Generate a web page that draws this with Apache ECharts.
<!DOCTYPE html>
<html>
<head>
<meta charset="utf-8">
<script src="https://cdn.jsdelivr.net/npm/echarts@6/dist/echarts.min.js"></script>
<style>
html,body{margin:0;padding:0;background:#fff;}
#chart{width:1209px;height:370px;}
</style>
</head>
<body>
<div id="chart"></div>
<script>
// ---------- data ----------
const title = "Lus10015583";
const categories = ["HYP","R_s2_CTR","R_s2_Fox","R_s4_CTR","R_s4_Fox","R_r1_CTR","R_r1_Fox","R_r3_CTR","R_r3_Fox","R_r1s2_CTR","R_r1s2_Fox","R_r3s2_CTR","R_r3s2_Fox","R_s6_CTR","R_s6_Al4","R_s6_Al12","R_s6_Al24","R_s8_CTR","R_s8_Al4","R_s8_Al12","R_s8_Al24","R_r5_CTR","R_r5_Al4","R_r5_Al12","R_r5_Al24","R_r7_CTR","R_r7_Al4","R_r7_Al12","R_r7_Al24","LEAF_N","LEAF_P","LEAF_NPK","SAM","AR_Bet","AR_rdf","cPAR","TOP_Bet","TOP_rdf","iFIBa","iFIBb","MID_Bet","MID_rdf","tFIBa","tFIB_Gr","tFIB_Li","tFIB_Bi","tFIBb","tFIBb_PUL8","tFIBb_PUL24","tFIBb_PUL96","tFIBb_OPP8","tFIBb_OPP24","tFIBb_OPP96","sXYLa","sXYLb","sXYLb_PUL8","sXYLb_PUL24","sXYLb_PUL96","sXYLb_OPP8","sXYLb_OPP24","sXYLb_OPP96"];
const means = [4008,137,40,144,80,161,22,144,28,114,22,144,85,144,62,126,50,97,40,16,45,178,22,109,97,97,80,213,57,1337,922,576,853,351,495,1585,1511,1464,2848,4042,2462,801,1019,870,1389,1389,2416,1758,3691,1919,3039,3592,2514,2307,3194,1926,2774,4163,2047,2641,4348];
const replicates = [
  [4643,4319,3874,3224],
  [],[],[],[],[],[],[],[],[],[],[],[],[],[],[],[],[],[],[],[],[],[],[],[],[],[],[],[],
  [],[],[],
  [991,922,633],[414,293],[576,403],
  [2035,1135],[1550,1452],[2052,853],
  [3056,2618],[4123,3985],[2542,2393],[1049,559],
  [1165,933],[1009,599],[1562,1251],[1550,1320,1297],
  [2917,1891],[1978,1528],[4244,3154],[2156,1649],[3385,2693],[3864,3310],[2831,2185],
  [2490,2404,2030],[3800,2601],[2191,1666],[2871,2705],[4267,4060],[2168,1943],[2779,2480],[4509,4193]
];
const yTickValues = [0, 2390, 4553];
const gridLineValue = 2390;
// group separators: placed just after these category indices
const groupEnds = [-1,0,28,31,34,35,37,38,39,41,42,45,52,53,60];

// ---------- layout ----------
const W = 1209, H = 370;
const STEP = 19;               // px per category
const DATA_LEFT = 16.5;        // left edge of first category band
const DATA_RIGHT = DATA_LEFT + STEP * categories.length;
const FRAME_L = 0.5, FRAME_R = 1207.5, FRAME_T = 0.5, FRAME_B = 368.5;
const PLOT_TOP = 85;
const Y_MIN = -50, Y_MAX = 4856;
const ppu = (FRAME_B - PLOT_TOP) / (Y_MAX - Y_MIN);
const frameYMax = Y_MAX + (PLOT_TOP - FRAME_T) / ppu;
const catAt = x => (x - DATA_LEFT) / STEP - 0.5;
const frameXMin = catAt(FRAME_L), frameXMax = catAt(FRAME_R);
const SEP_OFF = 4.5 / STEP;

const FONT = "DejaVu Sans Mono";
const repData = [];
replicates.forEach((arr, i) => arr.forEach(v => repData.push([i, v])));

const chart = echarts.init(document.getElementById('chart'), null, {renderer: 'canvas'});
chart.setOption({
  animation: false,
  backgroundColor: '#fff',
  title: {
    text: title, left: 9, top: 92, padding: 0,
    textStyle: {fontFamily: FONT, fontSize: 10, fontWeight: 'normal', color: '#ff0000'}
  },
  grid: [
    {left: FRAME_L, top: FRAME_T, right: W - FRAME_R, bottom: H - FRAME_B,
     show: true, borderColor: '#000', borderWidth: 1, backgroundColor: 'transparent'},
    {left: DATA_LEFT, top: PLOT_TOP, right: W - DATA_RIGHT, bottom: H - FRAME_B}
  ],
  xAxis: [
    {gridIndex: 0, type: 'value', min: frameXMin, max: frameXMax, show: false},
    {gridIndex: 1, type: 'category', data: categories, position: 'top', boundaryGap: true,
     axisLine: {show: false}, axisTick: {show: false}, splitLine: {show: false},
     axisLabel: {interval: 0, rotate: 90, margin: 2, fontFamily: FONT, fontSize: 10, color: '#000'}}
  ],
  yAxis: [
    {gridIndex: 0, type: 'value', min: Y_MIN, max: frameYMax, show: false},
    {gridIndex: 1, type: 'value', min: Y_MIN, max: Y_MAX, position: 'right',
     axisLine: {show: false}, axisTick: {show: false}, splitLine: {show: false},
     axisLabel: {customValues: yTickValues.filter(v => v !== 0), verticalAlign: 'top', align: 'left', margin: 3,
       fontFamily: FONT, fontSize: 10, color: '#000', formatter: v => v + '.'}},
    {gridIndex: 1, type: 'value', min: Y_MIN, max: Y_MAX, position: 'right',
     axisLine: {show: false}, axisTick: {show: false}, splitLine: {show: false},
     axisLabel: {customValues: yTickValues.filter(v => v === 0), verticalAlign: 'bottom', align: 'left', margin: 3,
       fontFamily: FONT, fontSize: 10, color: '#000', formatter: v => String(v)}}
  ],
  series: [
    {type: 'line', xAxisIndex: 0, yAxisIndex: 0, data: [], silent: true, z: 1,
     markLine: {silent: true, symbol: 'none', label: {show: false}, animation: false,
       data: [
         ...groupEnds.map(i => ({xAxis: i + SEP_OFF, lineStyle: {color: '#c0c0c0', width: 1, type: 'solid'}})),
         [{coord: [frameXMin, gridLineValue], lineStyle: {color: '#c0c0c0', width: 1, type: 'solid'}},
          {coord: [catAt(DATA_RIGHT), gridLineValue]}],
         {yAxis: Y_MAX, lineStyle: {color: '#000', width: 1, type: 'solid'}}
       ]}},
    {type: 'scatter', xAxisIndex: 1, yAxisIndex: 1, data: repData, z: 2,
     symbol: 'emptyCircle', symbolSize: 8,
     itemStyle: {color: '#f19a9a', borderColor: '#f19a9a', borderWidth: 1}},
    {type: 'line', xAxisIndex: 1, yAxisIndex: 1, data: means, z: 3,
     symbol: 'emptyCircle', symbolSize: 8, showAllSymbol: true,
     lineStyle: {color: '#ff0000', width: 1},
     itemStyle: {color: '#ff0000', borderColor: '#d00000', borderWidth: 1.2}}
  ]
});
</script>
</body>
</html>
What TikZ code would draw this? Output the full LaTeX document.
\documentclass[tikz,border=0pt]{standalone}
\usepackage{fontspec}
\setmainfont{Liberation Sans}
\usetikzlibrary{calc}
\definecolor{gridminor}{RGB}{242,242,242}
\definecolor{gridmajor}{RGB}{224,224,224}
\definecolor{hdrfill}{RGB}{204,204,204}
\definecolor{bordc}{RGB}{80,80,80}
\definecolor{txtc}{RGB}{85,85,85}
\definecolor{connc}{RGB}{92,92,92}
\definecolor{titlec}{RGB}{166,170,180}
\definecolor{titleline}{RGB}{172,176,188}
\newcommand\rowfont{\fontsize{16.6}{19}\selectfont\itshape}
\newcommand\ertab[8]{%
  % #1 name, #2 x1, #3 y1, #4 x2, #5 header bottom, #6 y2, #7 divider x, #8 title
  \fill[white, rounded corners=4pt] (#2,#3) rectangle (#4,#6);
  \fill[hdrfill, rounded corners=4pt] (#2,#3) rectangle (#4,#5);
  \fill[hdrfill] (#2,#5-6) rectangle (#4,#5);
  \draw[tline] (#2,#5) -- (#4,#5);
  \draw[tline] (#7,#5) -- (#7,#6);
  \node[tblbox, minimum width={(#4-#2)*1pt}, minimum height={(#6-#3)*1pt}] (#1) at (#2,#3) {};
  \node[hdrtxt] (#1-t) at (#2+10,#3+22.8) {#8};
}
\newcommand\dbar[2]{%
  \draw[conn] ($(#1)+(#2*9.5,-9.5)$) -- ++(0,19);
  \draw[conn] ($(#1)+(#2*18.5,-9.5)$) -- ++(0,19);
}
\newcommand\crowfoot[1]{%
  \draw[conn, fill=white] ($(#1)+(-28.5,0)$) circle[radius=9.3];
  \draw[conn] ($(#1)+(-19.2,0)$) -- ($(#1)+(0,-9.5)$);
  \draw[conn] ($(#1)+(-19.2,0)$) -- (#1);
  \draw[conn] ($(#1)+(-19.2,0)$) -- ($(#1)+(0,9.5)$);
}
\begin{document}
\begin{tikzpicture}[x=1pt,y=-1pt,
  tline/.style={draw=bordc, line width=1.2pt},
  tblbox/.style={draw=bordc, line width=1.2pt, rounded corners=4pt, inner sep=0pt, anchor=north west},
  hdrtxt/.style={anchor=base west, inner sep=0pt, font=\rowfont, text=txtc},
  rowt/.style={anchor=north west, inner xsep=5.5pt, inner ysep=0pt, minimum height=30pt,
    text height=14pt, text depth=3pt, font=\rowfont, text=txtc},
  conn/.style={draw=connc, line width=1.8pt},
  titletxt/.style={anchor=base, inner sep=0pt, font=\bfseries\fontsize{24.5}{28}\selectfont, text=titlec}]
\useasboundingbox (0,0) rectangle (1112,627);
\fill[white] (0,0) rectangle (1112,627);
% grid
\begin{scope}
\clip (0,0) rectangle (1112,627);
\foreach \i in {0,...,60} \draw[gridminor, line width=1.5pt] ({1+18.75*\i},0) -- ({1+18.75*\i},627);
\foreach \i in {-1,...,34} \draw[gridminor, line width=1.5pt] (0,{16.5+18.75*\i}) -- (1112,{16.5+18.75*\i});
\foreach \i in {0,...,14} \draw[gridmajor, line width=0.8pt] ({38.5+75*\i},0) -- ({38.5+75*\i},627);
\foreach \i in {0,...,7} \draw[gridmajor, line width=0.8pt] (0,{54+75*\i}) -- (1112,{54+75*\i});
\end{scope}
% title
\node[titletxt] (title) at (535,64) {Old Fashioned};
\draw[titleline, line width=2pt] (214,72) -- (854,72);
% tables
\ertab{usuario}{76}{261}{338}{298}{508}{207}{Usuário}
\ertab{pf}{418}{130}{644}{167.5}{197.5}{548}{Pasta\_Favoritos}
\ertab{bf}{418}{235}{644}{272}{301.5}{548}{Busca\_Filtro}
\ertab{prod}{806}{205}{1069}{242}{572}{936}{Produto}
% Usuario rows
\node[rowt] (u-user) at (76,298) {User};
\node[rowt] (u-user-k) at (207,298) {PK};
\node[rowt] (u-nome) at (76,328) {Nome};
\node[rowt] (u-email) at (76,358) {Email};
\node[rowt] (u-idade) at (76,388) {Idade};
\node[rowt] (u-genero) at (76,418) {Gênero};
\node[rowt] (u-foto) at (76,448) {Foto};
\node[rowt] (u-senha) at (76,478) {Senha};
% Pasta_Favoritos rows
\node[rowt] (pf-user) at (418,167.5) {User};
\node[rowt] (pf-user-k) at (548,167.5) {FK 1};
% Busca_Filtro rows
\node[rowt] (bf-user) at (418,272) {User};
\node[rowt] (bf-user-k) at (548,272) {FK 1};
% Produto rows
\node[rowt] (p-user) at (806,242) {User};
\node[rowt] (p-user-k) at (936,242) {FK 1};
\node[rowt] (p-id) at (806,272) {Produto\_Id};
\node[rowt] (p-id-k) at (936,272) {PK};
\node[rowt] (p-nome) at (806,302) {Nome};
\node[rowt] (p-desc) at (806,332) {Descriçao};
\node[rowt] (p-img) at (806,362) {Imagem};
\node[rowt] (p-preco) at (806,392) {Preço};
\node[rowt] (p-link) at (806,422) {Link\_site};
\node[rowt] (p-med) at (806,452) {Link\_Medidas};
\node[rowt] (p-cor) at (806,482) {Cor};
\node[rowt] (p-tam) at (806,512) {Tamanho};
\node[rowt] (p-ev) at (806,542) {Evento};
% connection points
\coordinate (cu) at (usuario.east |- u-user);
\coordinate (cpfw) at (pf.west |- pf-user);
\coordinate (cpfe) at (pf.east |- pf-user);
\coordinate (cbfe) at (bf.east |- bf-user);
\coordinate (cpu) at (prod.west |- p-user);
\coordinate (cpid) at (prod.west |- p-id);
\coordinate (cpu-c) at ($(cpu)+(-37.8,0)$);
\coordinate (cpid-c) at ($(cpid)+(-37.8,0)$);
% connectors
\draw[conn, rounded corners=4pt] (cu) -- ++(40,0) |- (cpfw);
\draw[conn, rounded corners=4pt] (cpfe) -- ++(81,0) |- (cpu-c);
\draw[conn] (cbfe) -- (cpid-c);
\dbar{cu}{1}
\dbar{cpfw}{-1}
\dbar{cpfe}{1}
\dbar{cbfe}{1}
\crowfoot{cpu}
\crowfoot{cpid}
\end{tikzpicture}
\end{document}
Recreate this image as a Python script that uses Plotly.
++++++++++++++++++++
◆ **The request**
Locate all lines that include the word "script" and copy them out.

◆ **Solution to this problem**
<script src="https://cdn.jsdelivr.net/npm/echarts@6/dist/echarts.min.js"></script>
<script>
</script>
Recreate this image as a Python script that uses Plotly.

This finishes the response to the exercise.